---------- Provided records
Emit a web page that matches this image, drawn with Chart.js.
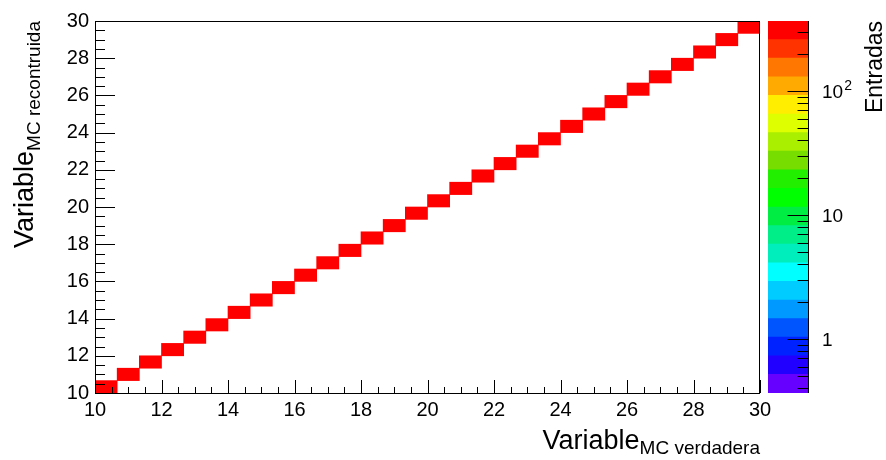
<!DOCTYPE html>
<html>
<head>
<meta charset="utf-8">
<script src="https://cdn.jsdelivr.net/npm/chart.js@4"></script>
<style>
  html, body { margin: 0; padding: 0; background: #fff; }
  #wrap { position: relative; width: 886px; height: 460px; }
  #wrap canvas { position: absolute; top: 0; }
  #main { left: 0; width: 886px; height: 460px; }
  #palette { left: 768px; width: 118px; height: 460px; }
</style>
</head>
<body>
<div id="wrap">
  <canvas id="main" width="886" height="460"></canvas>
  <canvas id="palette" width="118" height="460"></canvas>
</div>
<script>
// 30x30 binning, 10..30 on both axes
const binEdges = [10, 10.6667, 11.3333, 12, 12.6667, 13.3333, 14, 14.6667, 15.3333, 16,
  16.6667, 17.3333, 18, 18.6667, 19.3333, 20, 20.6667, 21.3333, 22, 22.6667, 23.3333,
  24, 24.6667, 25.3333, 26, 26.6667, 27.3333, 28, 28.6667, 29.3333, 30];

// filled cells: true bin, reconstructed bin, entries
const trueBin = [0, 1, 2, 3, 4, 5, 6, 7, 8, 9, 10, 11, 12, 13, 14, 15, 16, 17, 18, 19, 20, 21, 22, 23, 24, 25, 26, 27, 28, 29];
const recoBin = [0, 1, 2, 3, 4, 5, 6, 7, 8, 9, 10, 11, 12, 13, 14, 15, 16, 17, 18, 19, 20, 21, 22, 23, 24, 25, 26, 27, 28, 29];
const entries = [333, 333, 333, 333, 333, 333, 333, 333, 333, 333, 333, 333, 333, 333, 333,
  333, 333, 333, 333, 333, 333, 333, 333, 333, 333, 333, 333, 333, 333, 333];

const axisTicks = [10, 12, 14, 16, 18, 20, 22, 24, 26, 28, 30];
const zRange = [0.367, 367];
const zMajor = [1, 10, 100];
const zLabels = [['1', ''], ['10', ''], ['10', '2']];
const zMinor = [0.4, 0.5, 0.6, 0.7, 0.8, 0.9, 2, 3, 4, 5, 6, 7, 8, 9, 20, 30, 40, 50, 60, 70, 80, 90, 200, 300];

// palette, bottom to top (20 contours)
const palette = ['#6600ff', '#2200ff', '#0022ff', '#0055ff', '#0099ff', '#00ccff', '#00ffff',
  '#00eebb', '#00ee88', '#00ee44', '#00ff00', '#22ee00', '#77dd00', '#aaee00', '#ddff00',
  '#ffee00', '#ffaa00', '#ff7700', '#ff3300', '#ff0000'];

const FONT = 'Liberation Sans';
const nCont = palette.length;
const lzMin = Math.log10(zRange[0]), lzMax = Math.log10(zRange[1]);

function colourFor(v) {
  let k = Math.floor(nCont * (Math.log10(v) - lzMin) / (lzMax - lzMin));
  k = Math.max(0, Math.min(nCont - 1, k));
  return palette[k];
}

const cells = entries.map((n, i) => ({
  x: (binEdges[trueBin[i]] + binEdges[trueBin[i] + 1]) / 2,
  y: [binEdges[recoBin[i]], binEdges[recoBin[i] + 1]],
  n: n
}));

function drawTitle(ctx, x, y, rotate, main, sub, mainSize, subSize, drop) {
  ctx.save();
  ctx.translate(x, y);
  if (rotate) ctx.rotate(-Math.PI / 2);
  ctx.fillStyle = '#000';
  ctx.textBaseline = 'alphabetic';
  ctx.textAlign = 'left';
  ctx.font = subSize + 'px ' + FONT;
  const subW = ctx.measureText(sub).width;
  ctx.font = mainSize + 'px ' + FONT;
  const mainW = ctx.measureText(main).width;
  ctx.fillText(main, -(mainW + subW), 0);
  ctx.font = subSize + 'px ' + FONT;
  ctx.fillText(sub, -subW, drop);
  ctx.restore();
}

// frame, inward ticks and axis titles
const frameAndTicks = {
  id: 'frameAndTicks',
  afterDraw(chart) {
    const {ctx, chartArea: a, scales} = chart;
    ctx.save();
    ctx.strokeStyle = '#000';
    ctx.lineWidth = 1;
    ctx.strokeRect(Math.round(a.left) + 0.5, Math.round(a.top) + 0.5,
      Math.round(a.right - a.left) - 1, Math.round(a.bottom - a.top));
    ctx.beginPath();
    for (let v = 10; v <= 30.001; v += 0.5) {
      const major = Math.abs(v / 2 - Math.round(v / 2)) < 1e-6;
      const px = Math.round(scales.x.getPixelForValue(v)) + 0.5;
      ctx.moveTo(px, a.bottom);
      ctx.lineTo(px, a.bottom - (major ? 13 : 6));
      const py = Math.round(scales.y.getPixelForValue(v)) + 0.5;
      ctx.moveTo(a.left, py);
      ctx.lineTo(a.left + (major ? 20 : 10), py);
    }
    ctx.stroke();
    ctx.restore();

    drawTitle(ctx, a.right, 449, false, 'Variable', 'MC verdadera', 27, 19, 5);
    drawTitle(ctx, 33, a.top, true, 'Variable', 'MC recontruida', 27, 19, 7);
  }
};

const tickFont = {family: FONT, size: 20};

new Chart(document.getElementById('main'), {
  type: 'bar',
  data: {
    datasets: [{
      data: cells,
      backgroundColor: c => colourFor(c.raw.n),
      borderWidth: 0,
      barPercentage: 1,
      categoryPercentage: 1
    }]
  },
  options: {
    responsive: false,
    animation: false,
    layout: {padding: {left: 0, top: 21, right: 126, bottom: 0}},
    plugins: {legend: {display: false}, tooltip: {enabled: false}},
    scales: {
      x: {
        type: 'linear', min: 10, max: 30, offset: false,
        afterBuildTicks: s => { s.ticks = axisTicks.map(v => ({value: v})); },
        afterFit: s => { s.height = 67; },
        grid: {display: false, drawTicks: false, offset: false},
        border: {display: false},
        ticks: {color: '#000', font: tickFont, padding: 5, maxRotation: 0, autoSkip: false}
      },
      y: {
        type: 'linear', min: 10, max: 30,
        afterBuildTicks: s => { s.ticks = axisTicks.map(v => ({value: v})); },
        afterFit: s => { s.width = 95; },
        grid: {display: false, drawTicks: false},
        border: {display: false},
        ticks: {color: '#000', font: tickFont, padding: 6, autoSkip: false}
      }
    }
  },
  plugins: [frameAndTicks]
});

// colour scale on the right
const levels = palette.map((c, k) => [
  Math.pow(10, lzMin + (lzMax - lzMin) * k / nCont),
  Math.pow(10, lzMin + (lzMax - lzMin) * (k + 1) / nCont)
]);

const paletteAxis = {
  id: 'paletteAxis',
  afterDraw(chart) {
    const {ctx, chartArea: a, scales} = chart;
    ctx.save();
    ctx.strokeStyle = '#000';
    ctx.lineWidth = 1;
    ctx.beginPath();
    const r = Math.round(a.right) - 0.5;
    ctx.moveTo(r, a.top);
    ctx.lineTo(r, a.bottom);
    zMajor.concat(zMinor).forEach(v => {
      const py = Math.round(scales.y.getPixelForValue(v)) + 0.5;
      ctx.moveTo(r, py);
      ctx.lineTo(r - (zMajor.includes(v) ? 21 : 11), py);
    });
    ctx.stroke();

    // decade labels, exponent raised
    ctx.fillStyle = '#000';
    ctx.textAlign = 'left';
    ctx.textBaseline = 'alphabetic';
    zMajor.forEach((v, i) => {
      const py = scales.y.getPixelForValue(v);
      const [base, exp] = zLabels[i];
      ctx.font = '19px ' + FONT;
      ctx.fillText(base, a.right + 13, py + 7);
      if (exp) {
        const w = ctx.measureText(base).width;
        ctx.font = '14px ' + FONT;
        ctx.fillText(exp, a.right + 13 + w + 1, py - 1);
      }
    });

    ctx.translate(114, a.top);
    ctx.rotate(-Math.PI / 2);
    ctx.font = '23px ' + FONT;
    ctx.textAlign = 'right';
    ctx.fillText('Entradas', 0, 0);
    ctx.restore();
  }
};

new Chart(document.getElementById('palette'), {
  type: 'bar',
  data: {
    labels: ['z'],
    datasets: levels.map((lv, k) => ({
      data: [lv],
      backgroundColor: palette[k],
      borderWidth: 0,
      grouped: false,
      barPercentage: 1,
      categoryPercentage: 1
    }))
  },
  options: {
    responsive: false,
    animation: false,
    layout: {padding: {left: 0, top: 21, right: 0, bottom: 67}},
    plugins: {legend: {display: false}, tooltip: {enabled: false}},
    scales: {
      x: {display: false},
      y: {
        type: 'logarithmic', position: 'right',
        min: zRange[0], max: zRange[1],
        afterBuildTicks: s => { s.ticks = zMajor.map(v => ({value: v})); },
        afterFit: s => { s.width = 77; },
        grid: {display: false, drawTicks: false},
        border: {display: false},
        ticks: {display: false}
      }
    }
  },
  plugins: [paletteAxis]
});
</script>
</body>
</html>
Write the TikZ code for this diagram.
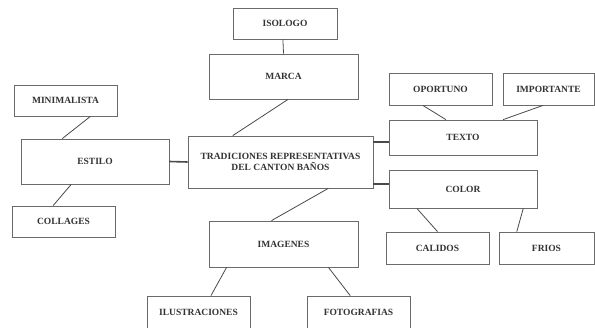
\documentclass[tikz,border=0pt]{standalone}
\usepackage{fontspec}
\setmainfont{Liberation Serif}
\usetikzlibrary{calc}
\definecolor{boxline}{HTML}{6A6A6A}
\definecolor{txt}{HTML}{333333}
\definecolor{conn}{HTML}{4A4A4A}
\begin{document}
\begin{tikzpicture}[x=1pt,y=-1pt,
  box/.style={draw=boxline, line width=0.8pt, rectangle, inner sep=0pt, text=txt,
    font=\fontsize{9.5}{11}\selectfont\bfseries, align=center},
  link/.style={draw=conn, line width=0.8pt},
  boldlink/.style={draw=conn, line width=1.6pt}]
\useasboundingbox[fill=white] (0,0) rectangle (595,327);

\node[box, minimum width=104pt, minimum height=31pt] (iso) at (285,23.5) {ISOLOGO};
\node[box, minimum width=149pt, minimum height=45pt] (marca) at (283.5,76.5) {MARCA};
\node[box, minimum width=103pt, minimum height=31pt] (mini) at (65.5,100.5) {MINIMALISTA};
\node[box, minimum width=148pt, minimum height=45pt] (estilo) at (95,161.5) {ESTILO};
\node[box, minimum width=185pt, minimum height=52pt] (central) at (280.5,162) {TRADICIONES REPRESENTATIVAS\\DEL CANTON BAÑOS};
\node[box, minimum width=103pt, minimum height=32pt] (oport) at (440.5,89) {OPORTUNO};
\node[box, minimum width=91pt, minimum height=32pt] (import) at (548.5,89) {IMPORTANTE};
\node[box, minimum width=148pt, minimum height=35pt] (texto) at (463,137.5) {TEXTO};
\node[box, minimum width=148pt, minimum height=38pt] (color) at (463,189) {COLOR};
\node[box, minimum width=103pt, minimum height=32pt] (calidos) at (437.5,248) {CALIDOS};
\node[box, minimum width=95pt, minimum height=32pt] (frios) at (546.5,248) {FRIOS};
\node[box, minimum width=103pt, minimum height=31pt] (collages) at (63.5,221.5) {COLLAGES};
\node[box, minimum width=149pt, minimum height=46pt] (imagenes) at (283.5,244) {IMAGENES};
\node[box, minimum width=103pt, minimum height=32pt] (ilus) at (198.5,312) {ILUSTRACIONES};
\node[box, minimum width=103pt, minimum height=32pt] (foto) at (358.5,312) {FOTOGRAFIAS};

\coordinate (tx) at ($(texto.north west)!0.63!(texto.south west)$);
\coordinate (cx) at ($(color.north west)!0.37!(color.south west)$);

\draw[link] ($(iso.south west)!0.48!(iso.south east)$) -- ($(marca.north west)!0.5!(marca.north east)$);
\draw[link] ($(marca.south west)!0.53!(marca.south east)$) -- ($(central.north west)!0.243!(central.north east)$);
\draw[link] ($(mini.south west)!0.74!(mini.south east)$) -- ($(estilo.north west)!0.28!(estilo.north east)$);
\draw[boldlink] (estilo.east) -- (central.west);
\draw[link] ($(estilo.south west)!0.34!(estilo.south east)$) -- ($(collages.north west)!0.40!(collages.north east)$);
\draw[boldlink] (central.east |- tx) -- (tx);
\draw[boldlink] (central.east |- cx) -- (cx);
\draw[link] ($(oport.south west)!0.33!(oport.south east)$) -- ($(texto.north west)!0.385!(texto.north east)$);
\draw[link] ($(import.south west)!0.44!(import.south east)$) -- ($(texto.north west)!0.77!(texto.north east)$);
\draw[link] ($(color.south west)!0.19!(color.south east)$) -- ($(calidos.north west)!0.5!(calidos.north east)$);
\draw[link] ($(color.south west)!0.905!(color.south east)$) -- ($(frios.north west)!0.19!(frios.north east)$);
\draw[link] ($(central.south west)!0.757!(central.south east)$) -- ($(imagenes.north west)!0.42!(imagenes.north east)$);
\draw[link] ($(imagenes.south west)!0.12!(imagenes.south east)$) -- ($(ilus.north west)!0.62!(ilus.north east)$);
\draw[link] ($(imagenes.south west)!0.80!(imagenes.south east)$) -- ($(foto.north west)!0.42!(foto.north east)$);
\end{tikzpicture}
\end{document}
--------------------
Direction: Would you reproduce the lines above, from the very first through the line containing "const lzMin = Math.log10(zRange[0]), lzMax", exactly and without the pictures?

Answer to the task:
Emit a web page that matches this image, drawn with Chart.js.
<!DOCTYPE html>
<html>
<head>
<meta charset="utf-8">
<script src="https://cdn.jsdelivr.net/npm/chart.js@4"></script>
<style>
  html, body { margin: 0; padding: 0; background: #fff; }
  #wrap { position: relative; width: 886px; height: 460px; }
  #wrap canvas { position: absolute; top: 0; }
  #main { left: 0; width: 886px; height: 460px; }
  #palette { left: 768px; width: 118px; height: 460px; }
</style>
</head>
<body>
<div id="wrap">
  <canvas id="main" width="886" height="460"></canvas>
  <canvas id="palette" width="118" height="460"></canvas>
</div>
<script>
// 30x30 binning, 10..30 on both axes
const binEdges = [10, 10.6667, 11.3333, 12, 12.6667, 13.3333, 14, 14.6667, 15.3333, 16,
  16.6667, 17.3333, 18, 18.6667, 19.3333, 20, 20.6667, 21.3333, 22, 22.6667, 23.3333,
  24, 24.6667, 25.3333, 26, 26.6667, 27.3333, 28, 28.6667, 29.3333, 30];

// filled cells: true bin, reconstructed bin, entries
const trueBin = [0, 1, 2, 3, 4, 5, 6, 7, 8, 9, 10, 11, 12, 13, 14, 15, 16, 17, 18, 19, 20, 21, 22, 23, 24, 25, 26, 27, 28, 29];
const recoBin = [0, 1, 2, 3, 4, 5, 6, 7, 8, 9, 10, 11, 12, 13, 14, 15, 16, 17, 18, 19, 20, 21, 22, 23, 24, 25, 26, 27, 28, 29];
const entries = [333, 333, 333, 333, 333, 333, 333, 333, 333, 333, 333, 333, 333, 333, 333,
  333, 333, 333, 333, 333, 333, 333, 333, 333, 333, 333, 333, 333, 333, 333];

const axisTicks = [10, 12, 14, 16, 18, 20, 22, 24, 26, 28, 30];
const zRange = [0.367, 367];
const zMajor = [1, 10, 100];
const zLabels = [['1', ''], ['10', ''], ['10', '2']];
const zMinor = [0.4, 0.5, 0.6, 0.7, 0.8, 0.9, 2, 3, 4, 5, 6, 7, 8, 9, 20, 30, 40, 50, 60, 70, 80, 90, 200, 300];

// palette, bottom to top (20 contours)
const palette = ['#6600ff', '#2200ff', '#0022ff', '#0055ff', '#0099ff', '#00ccff', '#00ffff',
  '#00eebb', '#00ee88', '#00ee44', '#00ff00', '#22ee00', '#77dd00', '#aaee00', '#ddff00',
  '#ffee00', '#ffaa00', '#ff7700', '#ff3300', '#ff0000'];

const FONT = 'Liberation Sans';
const nCont = palette.length;
const lzMin = Math.log10(zRange[0]), lzMax = Math.log10(zRange[1]);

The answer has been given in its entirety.